# Data records
──────────────────────────────

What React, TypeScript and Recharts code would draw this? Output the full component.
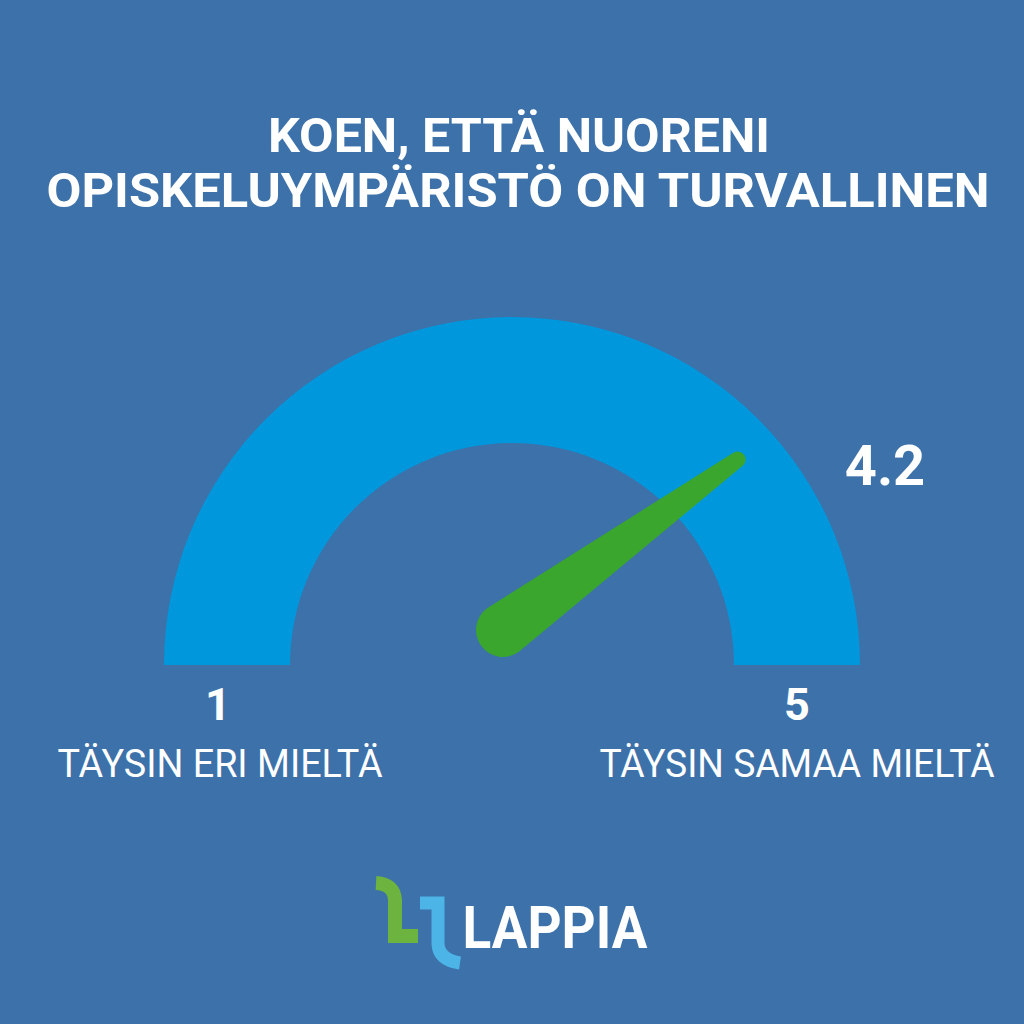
import React from "react";
import { PieChart, Pie, Cell } from "recharts";

const scaleMin = 1;
const scaleMax = 5;
const score = 4.2;
const scaleLabels = ["TÄYSIN ERI MIELTÄ", "TÄYSIN SAMAA MIELTÄ"];
const titleLines = ["KOEN, ETTÄ NUORENI", "OPISKELUYMPÄRISTÖ ON TURVALLINEN"];

const BG = "#3d71a9";
const ARC = "#0097dc";
const NEEDLE = "#3aa62e";

const arcData = [{ name: "scale", value: scaleMax - scaleMin }];
const needleData = [
  { name: "score", value: score - scaleMin },
  { name: "rest", value: scaleMax - score },
];

// needle drawn at the end angle of the "score" sector
function renderNeedle(props: any) {
  if (props.index !== 0) return null;
  const { cx, cy } = props;
  const angle =
    typeof props.endAngle === "number" ? props.endAngle : 180 - props.percent * 180;
  const rad = (-angle * Math.PI) / 180;
  const len = 290;
  const r1 = 27;
  const r2 = 8;
  const dx = Math.cos(rad);
  const dy = Math.sin(rad);
  const px = -dy;
  const py = dx;
  const tx = cx + dx * len;
  const ty = cy + dy * len;
  const d = [
    `M ${cx + px * r1} ${cy + py * r1}`,
    `L ${tx + px * r2} ${ty + py * r2}`,
    `A ${r2} ${r2} 0 0 0 ${tx - px * r2} ${ty - py * r2}`,
    `L ${cx - px * r1} ${cy - py * r1}`,
    `A ${r1} ${r1} 0 0 0 ${cx + px * r1} ${cy + py * r1}`,
    "Z",
  ].join(" ");
  return <path d={d} fill={NEEDLE} />;
}

export default function App() {
  const font = "Roboto, 'Noto Sans', sans-serif";
  return (
    <div
      style={{
        position: "absolute",
        left: 0,
        top: 0,
        width: 1024,
        height: 1024,
        background: BG,
        overflow: "hidden",
      }}
    >
      <div style={{ position: "absolute", left: 0, top: 0 }}>
        <PieChart width={1024} height={1024} margin={{ top: 0, right: 0, bottom: 0, left: 0 }}>
          <Pie
            data={arcData}
            dataKey="value"
            cx={512}
            cy={665}
            startAngle={180}
            endAngle={0}
            innerRadius={222}
            outerRadius={348}
            stroke="none"
            isAnimationActive={false}
          >
            <Cell fill={ARC} />
          </Pie>
          <Pie
            data={needleData}
            dataKey="value"
            cx={503}
            cy={630}
            startAngle={180}
            endAngle={0}
            innerRadius={0}
            outerRadius={10}
            stroke="none"
            fill="transparent"
            label={renderNeedle}
            labelLine={false}
            isAnimationActive={false}
          >
            {needleData.map((d) => (
              <Cell key={d.name} fill="transparent" />
            ))}
          </Pie>
        </PieChart>
      </div>
      <svg
        width={1024}
        height={1024}
        style={{ position: "absolute", left: 0, top: 0, pointerEvents: "none" }}
      >
        <g fill="#ffffff" fontFamily={font} textAnchor="middle">
          <text x={519} y={152} fontSize={48} fontWeight={700} textLength={502} lengthAdjust="spacingAndGlyphs">
            {titleLines[0]}
          </text>
          <text x={518} y={207} fontSize={48} fontWeight={700} textLength={943} lengthAdjust="spacingAndGlyphs">
            {titleLines[1]}
          </text>
          <text x={885} y={485} fontSize={56} fontWeight={700}>
            {score.toFixed(1)}
          </text>
          <text x={218} y={720} fontSize={45} fontWeight={700}>
            {scaleMin}
          </text>
          <text x={797} y={720} fontSize={45} fontWeight={700}>
            {scaleMax}
          </text>
          <text x={220} y={777} fontSize={38} textLength={325} lengthAdjust="spacingAndGlyphs">
            {scaleLabels[0]}
          </text>
          <text x={797} y={777} fontSize={38} textLength={395} lengthAdjust="spacingAndGlyphs">
            {scaleLabels[1]}
          </text>
          <text x={555} y={948} fontSize={60} fontWeight={700} textLength={185} lengthAdjust="spacingAndGlyphs">
            LAPPIA
          </text>
        </g>
        {/* logo mark */}
        <path
          d="M 376 883 Q 394 884 395 900 L 395 936 L 418 936"
          fill="none"
          stroke="#6cb33f"
          strokeWidth={14}
        />
        <path
          d="M 420 903 L 438 903 L 438 944 Q 439 960 460 963"
          fill="none"
          stroke="#4db4e8"
          strokeWidth={13}
        />
      </svg>
    </div>
  );
}
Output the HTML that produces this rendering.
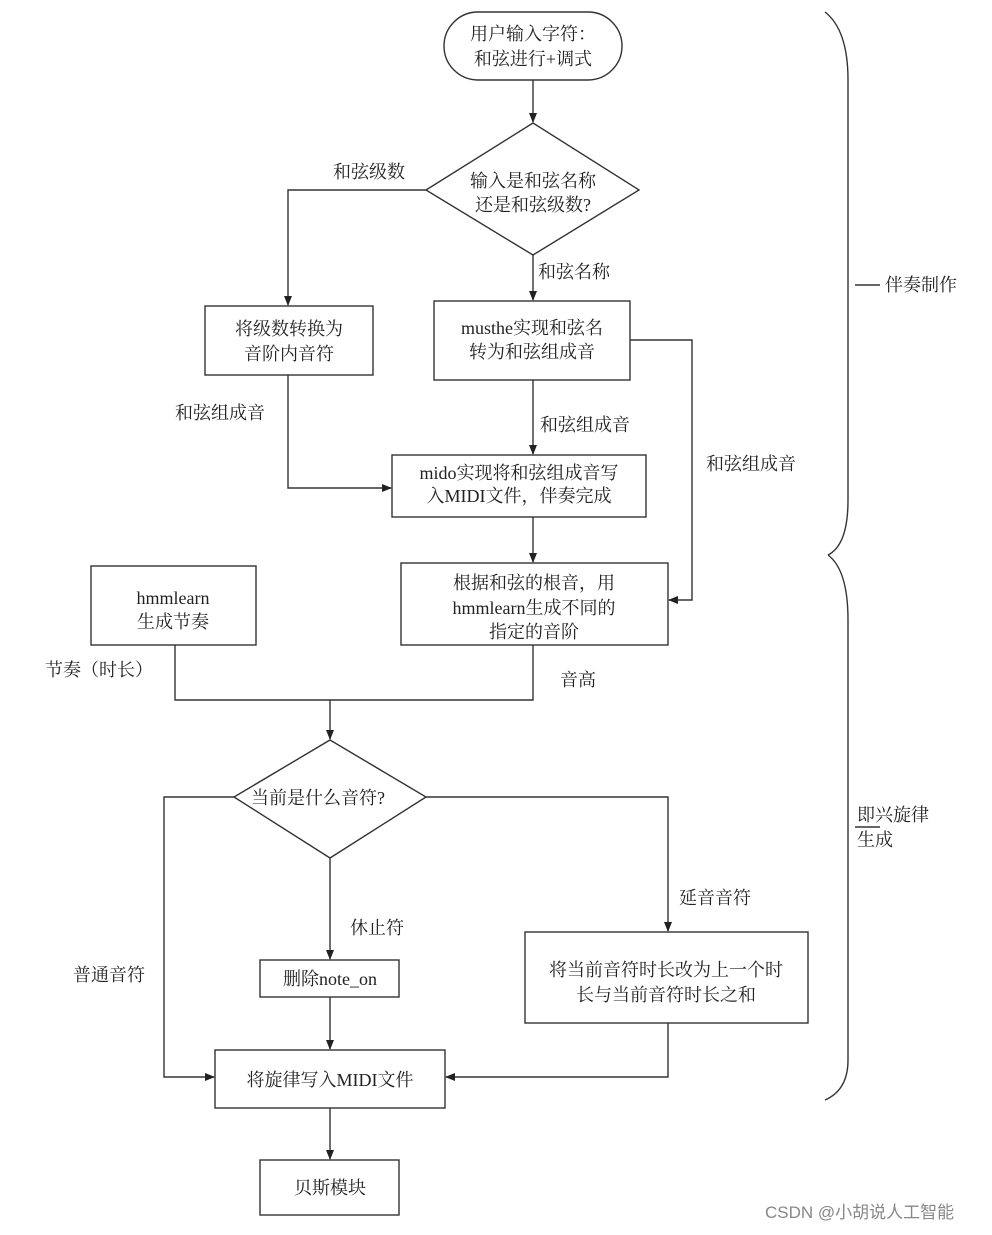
<!DOCTYPE html>
<html><head><meta charset="utf-8"><style>
html,body{margin:0;padding:0;background:#fff;}
svg text{font-family:"Liberation Serif","Noto Serif CJK SC",serif;font-size:18px;fill:#222;}
</style></head><body>
<svg width="992" height="1230" viewBox="0 0 992 1230" xmlns="http://www.w3.org/2000/svg">
<defs><marker id="a" markerWidth="10" markerHeight="10" refX="9" refY="4" orient="auto" markerUnits="userSpaceOnUse"><path d="M0,0 L10,4 L0,8 Z" fill="#222"/></marker></defs>
<g stroke="#333" stroke-width="1.4" fill="none">
<rect x="444" y="12" width="178" height="68" rx="34"/>
<line x1="533" y1="80" x2="533" y2="122" marker-end="url(#a)"/>
<polygon points="533,123 639,190 533,255 426,190"/>
<polyline points="426,190 288,190 288,305" marker-end="url(#a)"/>
<rect x="205" y="306" width="168" height="69"/>
<line x1="533" y1="255" x2="533" y2="300" marker-end="url(#a)"/>
<rect x="434" y="301" width="196" height="79"/>
<polyline points="630,340 692,340 692,600 669,600" marker-end="url(#a)"/>
<polyline points="288,375 288,488 391,488" marker-end="url(#a)"/>
<line x1="533" y1="380" x2="533" y2="454" marker-end="url(#a)"/>
<rect x="392" y="455" width="254" height="62"/>
<line x1="533" y1="517" x2="533" y2="562" marker-end="url(#a)"/>
<rect x="401" y="563" width="267" height="82"/>
<rect x="91" y="566" width="165" height="79"/>
<polyline points="175,645 175,700 533,700 533,645"/>
<line x1="330" y1="700" x2="330" y2="739" marker-end="url(#a)"/>
<polygon points="330,740 426,797 330,858 234,797"/>
<polyline points="234,797 164,797 164,1077 214,1077" marker-end="url(#a)"/>
<polyline points="426,797 668,797 668,931" marker-end="url(#a)"/>
<rect x="525" y="932" width="283" height="91"/>
<polyline points="668,1023 668,1077 446,1077" marker-end="url(#a)"/>
<line x1="330" y1="858" x2="330" y2="959" marker-end="url(#a)"/>
<rect x="260" y="960" width="139" height="37"/>
<line x1="330" y1="997" x2="330" y2="1049" marker-end="url(#a)"/>
<rect x="215" y="1050" width="230" height="58"/>
<line x1="330" y1="1108" x2="330" y2="1159" marker-end="url(#a)"/>
<rect x="260" y="1160" width="139" height="55"/>
<path d="M825,12 Q848,30 848,80 L848,500 Q848,545 828,555"/>
<path d="M828,555 Q848,570 848,620 L848,1060 Q848,1090 825,1100"/>
<line x1="855" y1="285" x2="880" y2="285"/>
<line x1="855" y1="827" x2="880" y2="827"/>
</g>
<g text-anchor="middle">
<text x="533" y="40">用户输入字符：</text>
<text x="533" y="65">和弦进行+调式</text>
<text x="533" y="187">输入是和弦名称</text>
<text x="533" y="211">还是和弦级数?</text>
<text x="289" y="335">将级数转换为</text>
<text x="289" y="360">音阶内音符</text>
<text x="532" y="334">musthe实现和弦名</text>
<text x="532" y="358">转为和弦组成音</text>
<text x="519" y="479">mido实现将和弦组成音写</text>
<text x="519" y="502">入MIDI文件，伴奏完成</text>
<text x="534" y="589">根据和弦的根音，用</text>
<text x="534" y="614">hmmlearn生成不同的</text>
<text x="534" y="638">指定的音阶</text>
<text x="173" y="604">hmmlearn</text>
<text x="173" y="628">生成节奏</text>
<text x="318" y="804">当前是什么音符?</text>
<text x="666" y="976">将当前音符时长改为上一个时</text>
<text x="666" y="1001">长与当前音符时长之和</text>
<text x="330" y="985">删除note_on</text>
<text x="330" y="1086">将旋律写入MIDI文件</text>
<text x="330" y="1194">贝斯模块</text>
</g>
<text x="333" y="178">和弦级数</text>
<text x="538" y="278">和弦名称</text>
<text x="175" y="419">和弦组成音</text>
<text x="540" y="431">和弦组成音</text>
<text x="706" y="470">和弦组成音</text>
<text x="45" y="676">节奏（时长）</text>
<text x="560" y="686">音高</text>
<text x="73" y="981">普通音符</text>
<text x="679" y="904">延音音符</text>
<text x="350" y="934">休止符</text>
<text x="885" y="291">伴奏制作</text>
<text x="857" y="821">即兴旋律</text>
<text x="857" y="846">生成</text>
<text x="765" y="1218" style="font-family:'Liberation Sans','Noto Sans CJK SC',sans-serif;font-size:17px;fill:#888">CSDN @小胡说人工智能</text>
</svg>
</body></html>
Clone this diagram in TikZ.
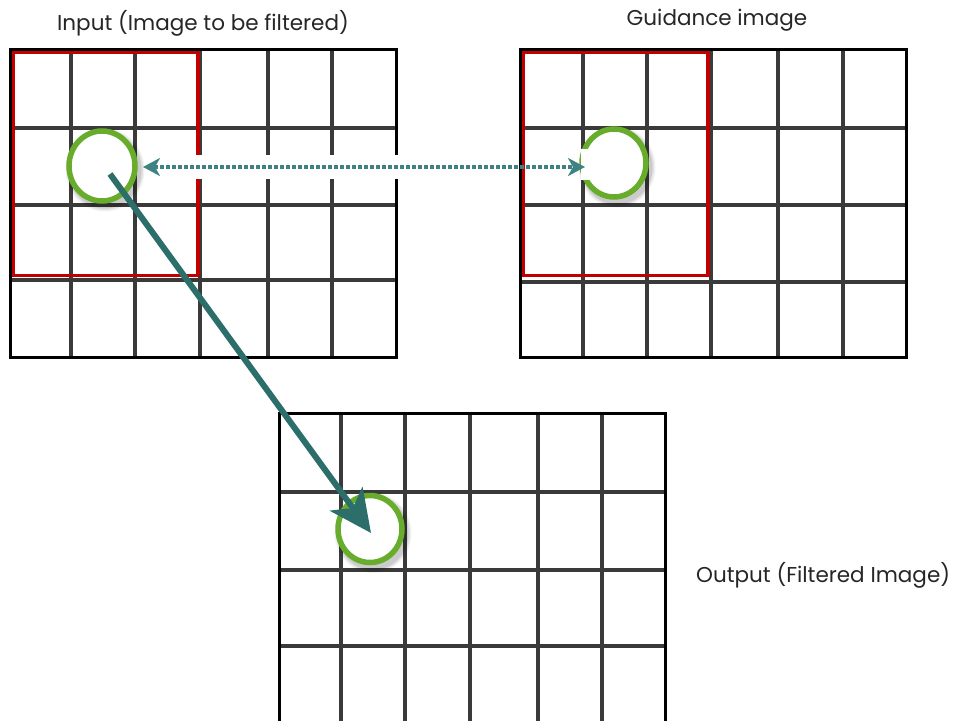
\documentclass[tikz,border=0pt]{standalone}
\usepackage{fontspec}
\setmainfont{Poppins}
\usetikzlibrary{arrows.meta,shapes.geometric}
\definecolor{gridgray}{HTML}{3A3A3A}
\definecolor{redbox}{HTML}{C00000}
\definecolor{ringgreen}{HTML}{68AC2C}
\definecolor{tealdot}{HTML}{3F8283}
\definecolor{tealarrow}{HTML}{2B6E6A}
\definecolor{labeltext}{HTML}{262626}
\tikzset{
  innerline/.style={gridgray, line width=4pt},
  outerline/.style={black, line width=3pt},
  redline/.style={redbox, line width=3.5pt},
  ring/.style={ellipse, draw=ringgreen, line width=5.5pt, fill=white, inner sep=0pt},
  lbl/.style={font=\fontsize{21.5}{24}\selectfont, text=labeltext, inner sep=0pt},
}
\begin{document}
\begin{tikzpicture}[x=1pt,y=-1pt]
\useasboundingbox (0,0) rectangle (958,720);
\clip (0,0) rectangle (958,720);
\fill[white] (0,0) rectangle (958,720);

% ---- grid 1 (input) ----
\foreach \x in {71,135,200,268,332} \draw[innerline] (\x,49) -- (\x,357);
\foreach \y in {128,205,280} \draw[innerline] (10,\y) -- (396,\y);
\draw[outerline] (10,49) rectangle (396,357);
\draw[redline] (13.5,52.5) rectangle (198,275.5);

% ---- grid 2 (guidance) ----
\foreach \x in {583,647,711,778,843} \draw[innerline] (\x,49) -- (\x,357);
\foreach \y in {128,205,282} \draw[innerline] (520,\y) -- (906,\y);
\draw[outerline] (520,49) rectangle (906,357);
\draw[redline] (523.5,52.5) rectangle (708,275.5);

% ---- grid 3 (output) ----
\foreach \x in {341,405,470,538,602} \draw[innerline] (\x,413) -- (\x,740);
\foreach \y in {492,570,646} \draw[innerline] (279,\y) -- (665,\y);
\draw[outerline] (279,740) -- (279,413) -- (665,413) -- (665,740);

% ---- shadows of rings ----
\foreach \cx/\cy/\rx/\ry in {102/166/33/35, 614/163/32/34, 370/529/32/33.5}{
  \foreach \w/\o in {13/0.05, 10/0.07, 7/0.09}
    \draw[black, opacity=\o, line width=\w pt] (\cx+3,\cy+4) ellipse [x radius=\rx, y radius=\ry];
}

% ---- rings ----
\node[ring, minimum width=66pt, minimum height=70pt] (c1) at (102,166) {};
\node[ring, minimum width=64pt, minimum height=68pt] (c2) at (614,163) {};
\node[ring, minimum width=64pt, minimum height=67pt] (c3) at (370,529) {};
\fill[white] (581,149) rectangle (626,180);

% ---- dotted double arrow ----
\coordinate (dl) at (143,167);
\coordinate (dr) at (585,167);
\draw[white, line width=24pt] (150,167) -- (515,167);
\draw[tealdot, line width=4pt, dash pattern=on 3.5pt off 2.5pt,
      {Stealth[length=17pt,width=18pt,inset=5pt]}-{Stealth[length=17pt,width=18pt,inset=5pt]}]
      (dl) -- (dr);

% ---- solid arrow ----
\coordinate (sa) at (110,174);
\coordinate (sb) at (371,533);
\draw[tealarrow, line width=6pt, -{Stealth[length=42pt,width=40pt,inset=11pt]}] (sa) -- (sb);

% ---- labels ----
\node[lbl] (tin) at (203,23) {Input (Image to be filtered)};
\node[lbl] (tgd) at (717,20) {Guidance image};
\node[lbl, anchor=west] (tout) at (696,575) {Output (Filtered Image)};
\end{tikzpicture}
\end{document}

──────────────────────────────

# WRITTEN TASK
Count the lines in the records above that hold the word "this", and give only that number.

# SOLUTION
3